LGTM if you fix the documentation size.



This needs to fit in the page. I omitted the libomptarget device 0 stuff to help that. Also I had to manually dro psome lined down.

This revision is now accepted and ready to land.Jun 21 2021, 12:59 PM
jdenny updated this revision to Diff 353493.Jun 21 2021, 2:30 PM

Reformatted documentation change to fit better on the page.

jdenny marked an inline comment as done.Jun 21 2021, 2:31 PM
jdenny added inline comments.

I'm not sure what page width you're going for, but I think it's similar to the original now.

grokos added inline comments.Jun 21 2021, 2:56 PM

Just to restore the faster emplace method, we can have something like this:

auto newEntry = HostDataToTargetMap.emplace(HostDataToTargetTy(base, begin,...));
INFO(..., newEntry.refCountToStr().c_str(), ...);
grokos added inline comments.Jun 22 2021, 1:22 AM

Actually, you don't even need to create a HostDataToTargetTy object inside emplace, just call the function with the arguments directly (like in D104580):

auto newEntry = HostDataToTargetMap.emplace(base, begin,...);
INFO(..., newEntry.refCountToStr().c_str(), ...);
jdenny updated this revision to Diff 353638.EditedJun 22 2021, 7:09 AM
jdenny marked 3 inline comments as done.

Applied grokos's suggestions: used emplace instead of insert in DeviceTy::getOrAllocTgtPtr.
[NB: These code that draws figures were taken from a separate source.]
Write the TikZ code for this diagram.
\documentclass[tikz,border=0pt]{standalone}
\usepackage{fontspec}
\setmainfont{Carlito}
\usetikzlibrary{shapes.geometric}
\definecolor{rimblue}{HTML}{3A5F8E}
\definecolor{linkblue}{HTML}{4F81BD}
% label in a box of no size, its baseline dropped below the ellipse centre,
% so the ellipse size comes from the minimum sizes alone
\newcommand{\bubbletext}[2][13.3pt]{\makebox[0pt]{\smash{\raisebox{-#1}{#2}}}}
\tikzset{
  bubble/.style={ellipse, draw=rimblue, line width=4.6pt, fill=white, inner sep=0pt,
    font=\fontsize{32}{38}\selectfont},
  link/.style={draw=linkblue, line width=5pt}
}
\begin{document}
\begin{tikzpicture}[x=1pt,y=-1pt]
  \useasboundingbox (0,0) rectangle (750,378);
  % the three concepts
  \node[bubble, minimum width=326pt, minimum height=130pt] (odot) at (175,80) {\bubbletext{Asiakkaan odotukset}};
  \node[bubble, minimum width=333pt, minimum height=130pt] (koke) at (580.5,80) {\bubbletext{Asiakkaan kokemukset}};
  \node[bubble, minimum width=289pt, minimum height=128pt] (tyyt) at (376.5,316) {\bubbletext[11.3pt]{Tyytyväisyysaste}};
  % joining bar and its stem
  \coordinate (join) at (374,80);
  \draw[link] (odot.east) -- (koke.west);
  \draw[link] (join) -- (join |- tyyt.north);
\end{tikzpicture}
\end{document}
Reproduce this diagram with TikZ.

Did the same for the existing case in DeviceTy::associatePtr.

Thanks for the review.

grokos accepted this revision.Jun 22 2021, 1:47 PM
This revision was landed with ongoing or failed builds.Jun 23 2021, 6:59 AM
This revision was automatically updated to reflect the committed changes.
jdenny added inline comments.Jun 23 2021, 7:08 AM

When I rebased before pushing, there were conflicts with D104580, which makes similar adjustments here for emplace. I resolved to the version in this patch because it uses LLVM's typical function argument comment style. I'm happy to push another patch to make any desired adjustments.